Teve também partes cômicas: quando ela canta “Juventude Transviada”, de Luiz Melodia, e é visivelmente assediada por uma voluptuosa Marilu, que não mede esforços para seduzir a tímida artista. “Palavras ao Vento”, de Marisa Monte, na qual ela fica dividida entre duas paixões. Seu encontro praticamente cósmico e transcendental com o cantor e compositor Nando Reis. Nesse encontro, eles protagonizam ainda as cenas mais emocionantes do espetáculo, começando com “Luz dos Olhos”.
Mas é em “Relicário” e em todas as canções do ruivo que se ouvem os primeiros narizes fungando, quebrando o silêncio na plateia.
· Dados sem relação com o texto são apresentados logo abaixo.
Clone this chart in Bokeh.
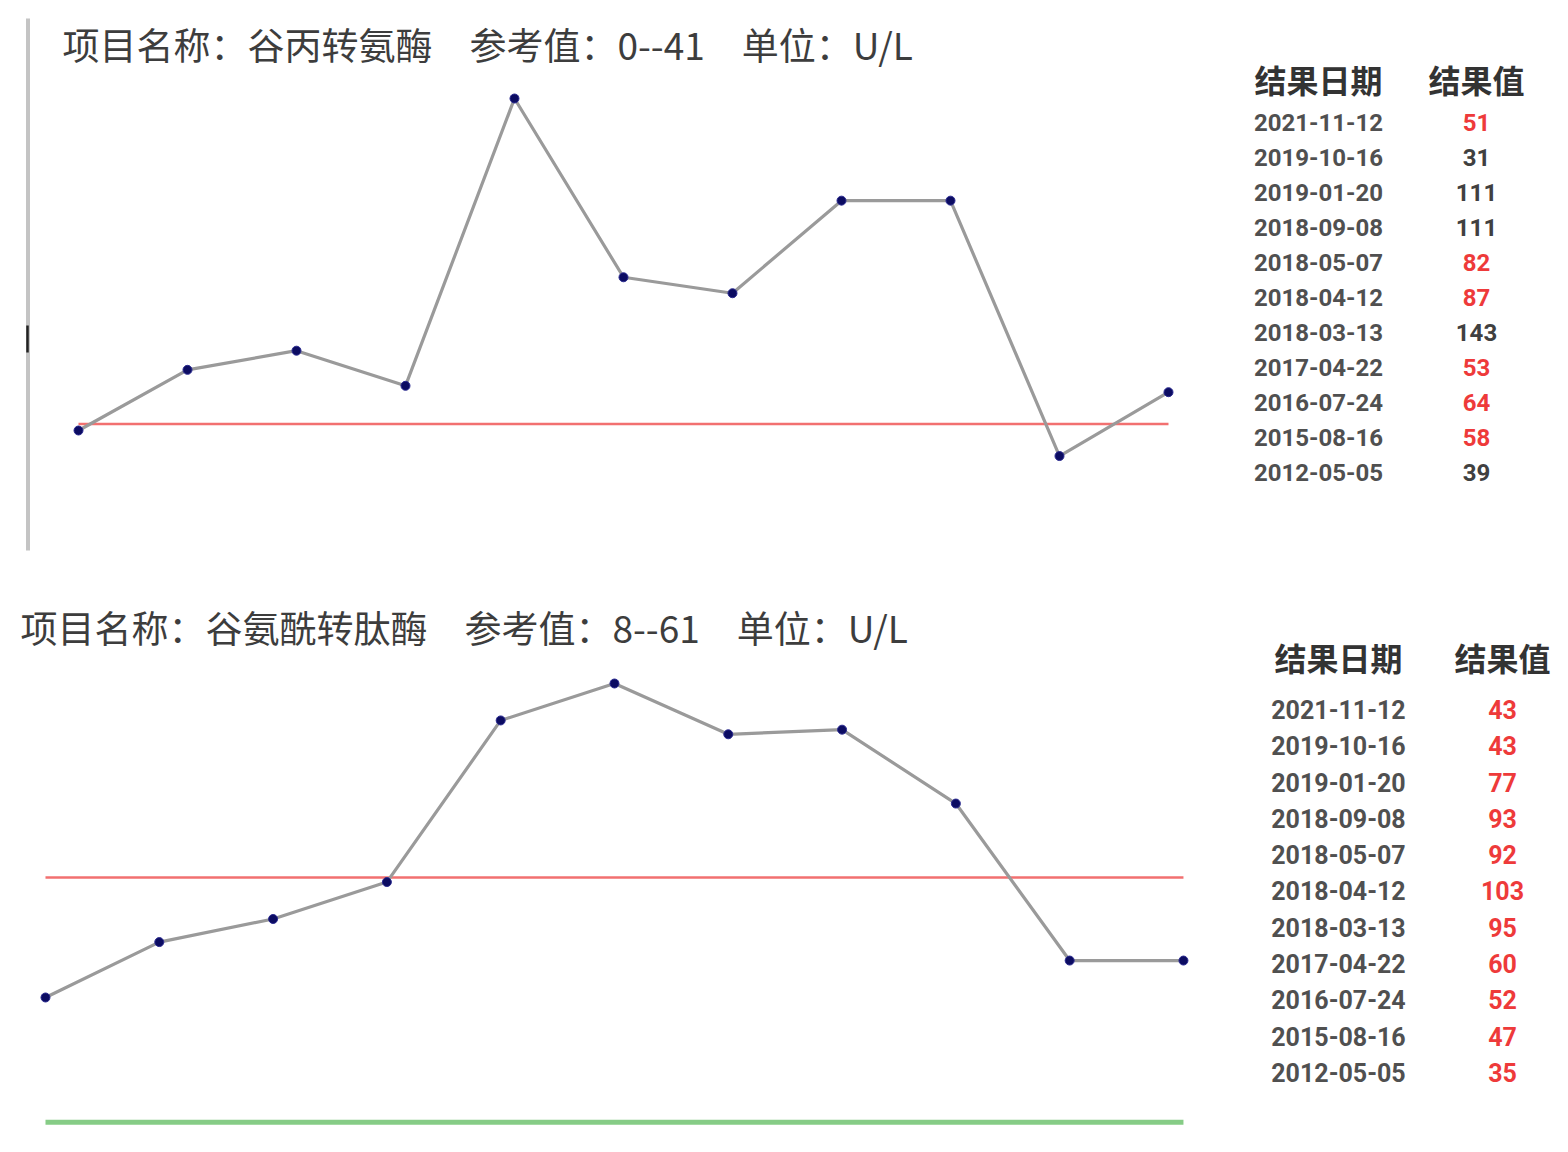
from bokeh.plotting import figure
from bokeh.models import Range1d, Label
from bokeh.layouts import column
from bokeh.embed import file_html
from bokeh.resources import INLINE
from bokeh.core.properties import value

# ---------------- data ----------------
dates = ["2012-05-05", "2015-08-16", "2016-07-24", "2017-04-22", "2018-03-13",
         "2018-04-12", "2018-05-07", "2018-09-08", "2019-01-20", "2019-10-16",
         "2021-11-12"]

alt_name = "谷丙转氨酶"
alt_ref_low, alt_ref_high = 0, 41
alt_values = [39, 58, 64, 53, 143, 87, 82, 111, 111, 31, 51]
alt_flag = [False, True, True, True, False, True, True, False, False, False, True]

ggt_name = "谷氨酰转肽酶"
ggt_ref_low, ggt_ref_high = 8, 61
ggt_values = [35, 47, 52, 60, 95, 103, 92, 93, 77, 43, 43]
ggt_flag = [True] * 11

unit = "U/L"
header = ["结果日期", "结果值"]

W, H = 1552, 576
CJK_NAME = "Noto Sans CJK SC"
CJK = value(CJK_NAME)
NUM = value("Roboto")


def panel(name, lo, hi, vals, flags, xr, yr, txr, tyr, pxy, title_xy, hdr_row,
          num_size, draw_lower, axis_deco):
    p = figure(width=W, height=H, x_range=Range1d(*xr), y_range=Range1d(*yr),
               output_backend="svg", toolbar_location=None, title=None,
               x_axis_location=None, y_axis_location=None,
               min_border=0, min_border_left=0, min_border_right=0,
               min_border_top=0, min_border_bottom=0)
    p.grid.visible = False
    p.outline_line_color = None
    p.background_fill_color = "white"
    p.border_fill_color = "white"
    p.extra_x_ranges = {"tbl": Range1d(*txr), "px": Range1d(0, W)}
    p.extra_y_ranges = {"tbl": Range1d(*tyr), "px": Range1d(*pxy)}

    n = len(vals)
    idx = list(range(n))

    if axis_deco:
        p.segment(x0=[27.5], y0=[18], x1=[27.5], y1=[550], x_range_name="px",
                  y_range_name="px", line_color="#c4c4c4", line_width=4)
        p.segment(x0=[27], y0=[325], x1=[27], y1=[352], x_range_name="px",
                  y_range_name="px", line_color="#222222", line_width=2.5)

    # reference lines
    p.line(x=[idx[0], idx[-1]], y=[hi, hi], line_color="#f27070", line_width=2.5)
    if draw_lower:
        p.line(x=[idx[0], idx[-1]], y=[lo, lo], line_color="#86cc86", line_width=5)

    # data
    p.line(x=idx, y=vals, line_color="#9a9a9a", line_width=3.2)
    p.scatter(x=idx, y=vals, size=9, fill_color="#0c0c62", line_color="#2a2a90",
              line_width=1)

    # title
    p.add_layout(Label(x=title_xy[0], y=title_xy[1], x_range_name="px", y_range_name="px",
                       text=f"项目名称：{name}　参考值：{lo}--{hi}　单位：{unit}",
                       text_font=CJK_NAME, text_font_size="37px", text_color="#3d3d3d",
                       text_baseline="middle", text_align="left"))

    # table (newest first)
    rows = list(range(n))
    d_desc = dates[::-1]
    v_desc = [str(v) for v in vals[::-1]]
    c_desc = ["#ee3a3a" if f else "#404040" for f in flags[::-1]]
    p.text(x=[0, 1], y=[hdr_row, hdr_row], text=header, x_range_name="tbl",
           y_range_name="tbl", text_font=CJK, text_font_style="bold",
           text_font_size="32px", text_color="#333333", text_align="center",
           text_baseline="middle")
    p.text(x=[0] * n, y=rows, text=d_desc, x_range_name="tbl", y_range_name="tbl",
           text_font=NUM, text_font_style="bold", text_font_size=num_size,
           text_color="#505050", text_align="center", text_baseline="middle")
    p.text(x=[1] * n, y=rows, text=v_desc, text_color=c_desc, x_range_name="tbl",
           y_range_name="tbl", text_font=NUM, text_font_style="bold",
           text_font_size=num_size, text_align="center", text_baseline="middle")
    return p


p1 = panel(alt_name, alt_ref_low, alt_ref_high, alt_values, alt_flag,
           xr=(-0.7156, 13.523), yr=(-6.735, 173.70),
           txr=(-8.342, 1.481), tyr=(12.971, -3.486), pxy=(576, 0),
           title_xy=(62, 43), hdr_row=-1.25, num_size="24px",
           draw_lower=False, axis_deco=True)

p2 = panel(ggt_name, ggt_ref_low, ggt_ref_high, ggt_values, ggt_flag,
           xr=(-0.3954, 13.243), yr=(1.433, 126.172),
           txr=(-8.159, 1.305), tyr=(12.204, -3.664), pxy=(1152, 576),
           title_xy=(20, 626), hdr_row=-1.45, num_size="25px",
           draw_lower=True, axis_deco=False)

layout = column(p1, p2, spacing=0)
open("out.html", "w").write(file_html(layout, INLINE))
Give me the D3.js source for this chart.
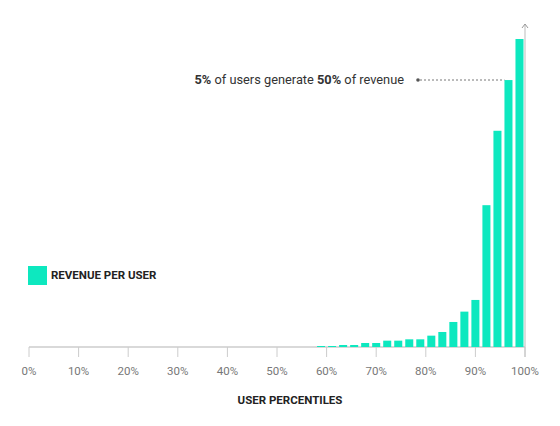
<!DOCTYPE html>
<html><head><meta charset="utf-8">
<script src="https://cdn.jsdelivr.net/npm/d3@7"></script>
<style>body{margin:0;background:#fff}text{font-family:Roboto,sans-serif}</style>
</head><body><svg id="c" width="560" height="426"></svg>
<script>
const nBins = 45;
const values = [0,0,0,0,0,0,0,0,0,0,0,0,0,0,0,0,0,0,0,0,0,0,0,0,0,0,
  3,3,6,6,12,12,19,19,23,23,34,45,75,106,141,425,648,800,923];
const tickLabels = ["0%","10%","20%","30%","40%","50%","60%","70%","80%","90%","100%"];
const tickValues = [0,10,20,30,40,50,60,70,80,90,100];
const color = "#0de8bf";

const svg = d3.select("#c");
const x = d3.scaleLinear().domain([0,100]).range([29,525]);
const y = d3.scaleLinear().domain([0,968]).range([347,24]);
const bw = 100/nBins;

svg.append("line").attr("x1",x(0)).attr("x2",x(100)).attr("y1",y(0)).attr("y2",y(0)).attr("stroke","#ccc").attr("stroke-width",1.5);
svg.append("line").attr("x1",x(100)).attr("x2",x(100)).attr("y1",y(0)+10).attr("y2",y(968)).attr("stroke","#bbb");
svg.append("path").attr("d",`M${x(100)-3},${y(968)+4}L${x(100)},${y(968)}L${x(100)+3},${y(968)+4}`).attr("fill","none").attr("stroke","#999");

svg.selectAll("rect.b").data(values).join("rect").attr("class","b")
  .attr("x",(d,i)=>x(i*bw)+1.5).attr("width",x(bw)-x(0)-3)
  .attr("y",d=>y(d)).attr("height",d=>y(0)-y(d)).attr("fill",color);

const g = svg.append("g");
g.selectAll("line.t").data(tickValues).join("line").attr("class","t")
  .attr("x1",d=>x(d)).attr("x2",d=>x(d)).attr("y1",y(0)).attr("y2",y(0)+10).attr("stroke","#ccc");
g.selectAll("text").data(tickValues).join("text")
  .attr("x",d=>x(d)).attr("y",375).attr("text-anchor","middle")
  .attr("font-size",11.5).attr("fill","#777").text((d,i)=>tickLabels[i]);

svg.append("text").attr("x",290).attr("y",404).attr("text-anchor","middle")
  .attr("font-size",11.5).attr("font-weight","bold").attr("fill","#222").text("USER PERCENTILES");

svg.append("rect").attr("x",28).attr("y",266).attr("width",19).attr("height",19).attr("fill",color);
svg.append("text").attr("x",51).attr("y",279).attr("font-size",11.5).attr("font-weight","bold").attr("fill","#222").text("REVENUE PER USER");

svg.append("circle").attr("cx",418).attr("cy",80).attr("r",1.8).attr("fill","#555");
svg.append("line").attr("x1",420).attr("x2",x(43*bw)+1.5).attr("y1",80).attr("y2",80)
  .attr("stroke","#777").attr("stroke-dasharray","2,2");
const t = svg.append("text").attr("x",404).attr("y",84).attr("text-anchor","end").attr("font-size",12.8).attr("fill","#333");
t.append("tspan").attr("font-weight","bold").text("5%");
t.append("tspan").text(" of users generate ");
t.append("tspan").attr("font-weight","bold").text("50%");
t.append("tspan").text(" of revenue");
</script></body></html>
Choro preso na garganta em “All Star”, uma das canções mais aguardadas, música que Nando Reis confidenciou ter feito em homenagem à saudosa cantora e que arrebata o público de vez. A plateia já tomada por forte emoção canta e alguns choram durante a execução da música, que talvez seja a mais sincera prova de amor que se pode demonstrar a uma amiga.
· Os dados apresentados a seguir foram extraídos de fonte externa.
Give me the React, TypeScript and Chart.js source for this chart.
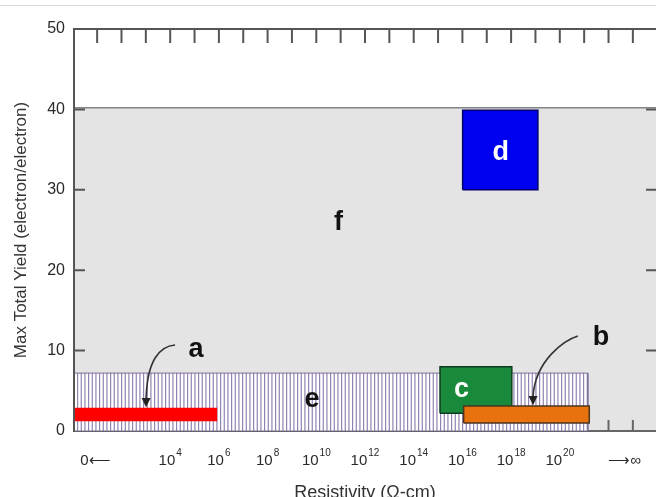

Mas diante de tamanha emoção, ainda é possível dar boas risadas. Quando a cantora liga para agradecer o tropicalista Caetano Veloso pela canção “Gatas Extraordinárias”, que o compositor baiano fez para ela. A pouca desenvoltura da cantora com a afoita imprensa também rende alguns momentos hilários, como a inesperada Marília Gabriela, que se converteu em muitos risos e aplausos.
Houve cantos, sorrisos, lágrimas e aplausos. Teve também o momento de exorcizar seus pequenos demônios. Foi em “Smells like teen spirit”, da banda de Seattle, Nirvana, em que se pôde ver o lado mais transgressor e visceral da indomável artista.
Mas é chegada a hora de darmos adeus à intensa, explosiva e efêmera vida da artista carioca. A voz grave e sussurrada de Cássia Eller, ou melhor, de Tacy Campos, vai invadindo todo o teatro e, visivelmente extasiada, uma plateia perplexa ouve uma canção francesa já em tom despedida: “Je ne regrette rien”, que outrora já fora interpretada por Piaf. A cantora se despede do público, do seu filho e da vida, para se tornar um “Segundo Sol”.
A canção de Nando Reis vai lentamente sendo cantada por cada integrante do elenco até fecharem as cortinas e apagarem as luzes. Saí do teatro ainda estarrecido diante do que acabara de assistir, mas com uma única certeza, e que talvez explique meu choro compulsivo: “Eu queria ser Cássia Eller!”
Afinal, ela foi fera, foi bicho, foi anjo e foi mulher. Foi sua mãe e sua filha, sua irmã e uma menina. Saio da peça com a certeza de que aprendi um pouco mais com seu pequeno grande coração. Eu não sou poeta, mas já aprendi a amá-la.